Somewhere around my seventh month, my husband read that a woman’s water often breaks at night and therefore, women should sleep on a shower curtain to protect the mattress. In addition to the general sleeping discomfort most pregnant gals experience in their last months, mine was also the noisy sleep of one tossing and turning on loud, plastic sheets. We won’t talk about the fact that he also insisted we take our older car to the hospital for the same reasons (didn’t want to risk ruining the seats in the newer, nicer car), or the fact that I had to sit on a towel during the drive – just in case. Of course, in the end they had to break my water for me.
And my devotion to crazy advice is best highlighted in the bags I brought to the hospital. Yes, that’s right – bags, plural. My own bathrobe? Check. Three pairs of socks? Check. Pillow in a colored pillowcase so it doesn’t get confused for a hospital-issue pillow (as if a hospital pillow could ever get confused with anything except an airplane pillow…), magazines (you’ll want to read, but not a full book, the advice went), DVDs, CDs? Check, check, check. I think it goes without saying that I never did read that issue of US Weekly or watch any movies in the delivery room.
The books also recommended bringing snacks to the hospital. I brought an overstuffed grocery bag filled with drinks and nibblies to get us through (the birth of a child or a nuclear holocaust, I was prepared for either). We never ate any of it. Our hospital in downtown Seattle not only had its own cafeteria, but was also surrounded by numerous Starbucks.
I know I’m not alone in my slavish adherence to baby book advice. Talking to friends, I think most of us look back on at least one crazy recommendation that we blindly, nervously followed.
Darlene Baker admits to having brought a razor to the hospital, because a baby book recommended it. “The book said you’ll want to shave your legs, that it would help you feel better, so I did,” she said. “After giving birth to twins, I couldn’t have cared less if my legs were shaved.”
My friend Mona Wine told me, "I purchased the entire check list of 'Things needed/good to have' from '40 Weeks +: The Essential Pregnancy Organizer,' including the quantity. I had read on the Internet and heard from a couple of folks that I ‘couldn't have enough receiving blankets.’ I realized that I actually could have too many, when my count reached 49 (these did not include burp clothes, swaddlers, muslin wraps, etc.) I also tried to do every single step according to the week listed in the pregnancy organizer. You can imagine my dismay when my daughter’s bedroom was not painted between 25-28 weeks (to avoid fumes, according to my book), even though I was in the hospital on bed rest from 26 to 34 weeks. I was insane.”
Elaborate birthing plans are another way many of us first time moms demonstrate our inexperience and nervousness.
“My first birthing plan was three pages long. I went through every single thing they suggested and weighed in. I'm sure those nurses just rolled their eyes, said ‘first time Mom’ and chucked it,” Claudia Shultz said. “Nothing went the way I carefully plotted on paper. By the time my third child came along, I didn't even make a birth plan.”

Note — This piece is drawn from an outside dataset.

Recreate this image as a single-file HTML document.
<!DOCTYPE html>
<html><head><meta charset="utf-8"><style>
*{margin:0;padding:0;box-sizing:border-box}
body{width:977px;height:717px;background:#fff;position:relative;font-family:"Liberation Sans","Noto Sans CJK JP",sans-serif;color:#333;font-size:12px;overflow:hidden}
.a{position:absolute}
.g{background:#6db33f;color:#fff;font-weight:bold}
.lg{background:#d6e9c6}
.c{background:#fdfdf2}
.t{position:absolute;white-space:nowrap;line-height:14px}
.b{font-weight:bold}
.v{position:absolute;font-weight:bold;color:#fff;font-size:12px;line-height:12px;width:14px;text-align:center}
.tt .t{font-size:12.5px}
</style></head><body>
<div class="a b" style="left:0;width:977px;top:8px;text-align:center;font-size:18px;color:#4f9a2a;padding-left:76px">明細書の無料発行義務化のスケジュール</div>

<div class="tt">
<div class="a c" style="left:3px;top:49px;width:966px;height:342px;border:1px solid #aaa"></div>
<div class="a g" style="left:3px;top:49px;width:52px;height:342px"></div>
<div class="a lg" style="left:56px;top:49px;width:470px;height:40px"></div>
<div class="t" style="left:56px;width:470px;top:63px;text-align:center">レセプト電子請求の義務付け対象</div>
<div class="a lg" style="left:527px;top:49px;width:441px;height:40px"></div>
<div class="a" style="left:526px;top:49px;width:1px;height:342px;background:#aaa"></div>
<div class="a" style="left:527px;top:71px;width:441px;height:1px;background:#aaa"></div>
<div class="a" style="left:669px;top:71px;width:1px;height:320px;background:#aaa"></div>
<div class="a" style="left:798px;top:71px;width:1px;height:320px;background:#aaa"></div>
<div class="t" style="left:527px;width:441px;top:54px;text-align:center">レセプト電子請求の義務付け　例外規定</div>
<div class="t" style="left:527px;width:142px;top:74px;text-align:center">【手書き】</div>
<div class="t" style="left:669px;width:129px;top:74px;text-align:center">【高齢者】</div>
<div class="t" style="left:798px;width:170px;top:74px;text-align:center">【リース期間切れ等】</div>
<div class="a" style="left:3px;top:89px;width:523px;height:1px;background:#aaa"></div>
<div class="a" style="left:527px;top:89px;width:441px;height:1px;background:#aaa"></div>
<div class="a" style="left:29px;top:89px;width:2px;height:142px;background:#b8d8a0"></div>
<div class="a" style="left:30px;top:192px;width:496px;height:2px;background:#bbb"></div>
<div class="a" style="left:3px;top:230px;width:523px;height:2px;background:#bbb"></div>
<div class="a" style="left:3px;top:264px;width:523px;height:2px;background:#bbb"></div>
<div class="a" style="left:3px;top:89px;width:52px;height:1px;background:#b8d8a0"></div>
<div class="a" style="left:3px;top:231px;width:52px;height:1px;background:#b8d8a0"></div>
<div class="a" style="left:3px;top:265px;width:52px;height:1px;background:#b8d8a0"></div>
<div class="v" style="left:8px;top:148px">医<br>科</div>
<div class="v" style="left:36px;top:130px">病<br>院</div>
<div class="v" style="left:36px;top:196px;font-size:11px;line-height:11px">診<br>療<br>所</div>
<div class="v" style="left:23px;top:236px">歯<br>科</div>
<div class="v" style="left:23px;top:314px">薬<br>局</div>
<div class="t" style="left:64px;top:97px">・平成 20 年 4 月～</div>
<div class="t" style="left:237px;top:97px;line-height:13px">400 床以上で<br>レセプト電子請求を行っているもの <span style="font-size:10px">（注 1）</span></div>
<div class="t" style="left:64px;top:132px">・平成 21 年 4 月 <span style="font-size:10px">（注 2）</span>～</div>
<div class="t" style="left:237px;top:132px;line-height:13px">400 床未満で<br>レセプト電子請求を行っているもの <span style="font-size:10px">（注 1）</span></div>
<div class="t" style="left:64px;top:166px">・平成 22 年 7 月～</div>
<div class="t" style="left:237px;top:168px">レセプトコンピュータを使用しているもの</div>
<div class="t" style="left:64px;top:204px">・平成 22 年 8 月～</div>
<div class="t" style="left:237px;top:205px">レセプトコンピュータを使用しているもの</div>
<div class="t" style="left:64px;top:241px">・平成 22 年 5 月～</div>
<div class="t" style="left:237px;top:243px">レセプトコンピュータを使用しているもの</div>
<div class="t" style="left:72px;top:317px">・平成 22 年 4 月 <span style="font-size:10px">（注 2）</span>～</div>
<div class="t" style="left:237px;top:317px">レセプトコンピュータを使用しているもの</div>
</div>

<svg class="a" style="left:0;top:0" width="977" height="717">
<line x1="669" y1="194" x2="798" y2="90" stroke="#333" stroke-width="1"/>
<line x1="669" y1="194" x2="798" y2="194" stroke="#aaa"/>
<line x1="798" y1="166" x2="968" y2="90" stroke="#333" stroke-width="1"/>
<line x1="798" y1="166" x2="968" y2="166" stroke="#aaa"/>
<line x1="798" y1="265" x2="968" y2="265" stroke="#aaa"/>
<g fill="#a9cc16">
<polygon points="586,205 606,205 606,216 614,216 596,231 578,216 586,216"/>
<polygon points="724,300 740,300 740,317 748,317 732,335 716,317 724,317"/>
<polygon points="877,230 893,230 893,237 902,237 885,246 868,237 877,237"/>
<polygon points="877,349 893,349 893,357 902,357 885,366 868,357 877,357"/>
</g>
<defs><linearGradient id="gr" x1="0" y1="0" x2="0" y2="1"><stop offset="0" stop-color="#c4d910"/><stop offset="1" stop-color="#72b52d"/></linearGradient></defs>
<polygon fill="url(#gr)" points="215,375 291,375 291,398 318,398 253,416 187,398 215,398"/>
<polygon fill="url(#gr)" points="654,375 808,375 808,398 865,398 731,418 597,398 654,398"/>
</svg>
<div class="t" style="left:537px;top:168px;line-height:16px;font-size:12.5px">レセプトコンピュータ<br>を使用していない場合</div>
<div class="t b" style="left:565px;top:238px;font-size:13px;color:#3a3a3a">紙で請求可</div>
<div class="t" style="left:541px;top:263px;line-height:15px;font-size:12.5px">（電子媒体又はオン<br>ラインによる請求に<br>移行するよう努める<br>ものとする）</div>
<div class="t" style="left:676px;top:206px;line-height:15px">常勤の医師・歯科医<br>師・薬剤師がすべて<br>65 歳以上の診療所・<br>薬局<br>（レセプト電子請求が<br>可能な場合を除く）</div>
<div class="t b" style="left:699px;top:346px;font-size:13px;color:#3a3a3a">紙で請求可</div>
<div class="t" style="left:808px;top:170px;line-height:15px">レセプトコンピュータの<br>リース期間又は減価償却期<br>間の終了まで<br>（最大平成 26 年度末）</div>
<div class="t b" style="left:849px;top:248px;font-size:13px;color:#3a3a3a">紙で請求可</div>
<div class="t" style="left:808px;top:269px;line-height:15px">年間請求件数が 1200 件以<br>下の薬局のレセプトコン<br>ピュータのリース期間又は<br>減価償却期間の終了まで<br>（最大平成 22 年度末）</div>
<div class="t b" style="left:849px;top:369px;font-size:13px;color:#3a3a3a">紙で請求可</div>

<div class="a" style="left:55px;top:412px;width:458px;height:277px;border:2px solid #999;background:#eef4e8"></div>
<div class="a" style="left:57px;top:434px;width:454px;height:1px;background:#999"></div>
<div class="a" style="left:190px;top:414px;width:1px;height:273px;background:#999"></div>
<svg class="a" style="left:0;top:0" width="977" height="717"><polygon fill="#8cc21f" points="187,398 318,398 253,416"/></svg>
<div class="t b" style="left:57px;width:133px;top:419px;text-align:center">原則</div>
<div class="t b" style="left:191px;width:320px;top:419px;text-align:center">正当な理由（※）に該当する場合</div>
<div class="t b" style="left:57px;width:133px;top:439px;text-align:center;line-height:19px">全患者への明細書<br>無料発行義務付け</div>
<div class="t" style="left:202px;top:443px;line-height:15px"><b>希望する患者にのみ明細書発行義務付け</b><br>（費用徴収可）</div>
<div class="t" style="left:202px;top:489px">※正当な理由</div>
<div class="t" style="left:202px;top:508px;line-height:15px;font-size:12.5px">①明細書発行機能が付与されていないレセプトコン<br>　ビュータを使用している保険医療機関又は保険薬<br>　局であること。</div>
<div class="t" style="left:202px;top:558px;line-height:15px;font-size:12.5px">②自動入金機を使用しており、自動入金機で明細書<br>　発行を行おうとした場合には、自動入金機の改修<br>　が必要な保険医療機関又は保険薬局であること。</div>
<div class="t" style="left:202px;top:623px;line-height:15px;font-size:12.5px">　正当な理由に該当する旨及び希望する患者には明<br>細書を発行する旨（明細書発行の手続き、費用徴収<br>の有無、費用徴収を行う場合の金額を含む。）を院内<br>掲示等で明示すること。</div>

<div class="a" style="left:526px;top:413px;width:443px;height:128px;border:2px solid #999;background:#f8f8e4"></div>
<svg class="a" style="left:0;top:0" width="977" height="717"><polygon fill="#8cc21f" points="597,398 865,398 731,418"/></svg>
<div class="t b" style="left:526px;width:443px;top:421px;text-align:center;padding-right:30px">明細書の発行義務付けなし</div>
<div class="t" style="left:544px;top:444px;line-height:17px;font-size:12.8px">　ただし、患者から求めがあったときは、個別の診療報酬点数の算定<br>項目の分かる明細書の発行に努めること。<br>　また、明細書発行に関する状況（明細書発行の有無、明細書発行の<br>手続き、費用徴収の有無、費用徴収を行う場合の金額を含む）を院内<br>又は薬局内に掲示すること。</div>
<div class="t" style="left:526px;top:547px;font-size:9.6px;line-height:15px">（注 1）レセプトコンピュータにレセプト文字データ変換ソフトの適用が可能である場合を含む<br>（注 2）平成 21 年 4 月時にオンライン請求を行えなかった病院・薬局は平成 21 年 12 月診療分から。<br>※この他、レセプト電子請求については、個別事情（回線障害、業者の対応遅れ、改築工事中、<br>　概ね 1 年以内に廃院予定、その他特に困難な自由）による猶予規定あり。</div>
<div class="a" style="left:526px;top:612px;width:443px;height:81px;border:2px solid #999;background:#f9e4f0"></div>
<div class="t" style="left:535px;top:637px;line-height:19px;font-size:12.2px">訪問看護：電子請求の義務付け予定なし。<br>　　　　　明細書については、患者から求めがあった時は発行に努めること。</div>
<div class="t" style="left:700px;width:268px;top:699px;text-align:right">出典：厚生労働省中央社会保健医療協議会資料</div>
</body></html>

This isn’t to say dads are immune to the persuasive powers of baby books. My husband had one for expectant dads, which encouraged dads to help their partners eat healthily during their pregnancy, and provided a lengthy list of suggested foods. My husband went out and bought everything on the list, which included way more produce than two people could ever hope to consume. When my morning sickness forced the recommended asparagus from my stomach, my husband fretted about the impact on the baby.
Did you follow any baby book advice that you later looked back on and wondered, “What was I thinking?!”
Dana Macario is a Seattle-area mom who took a minimalist approach to packing her hospital bag when her second child was born.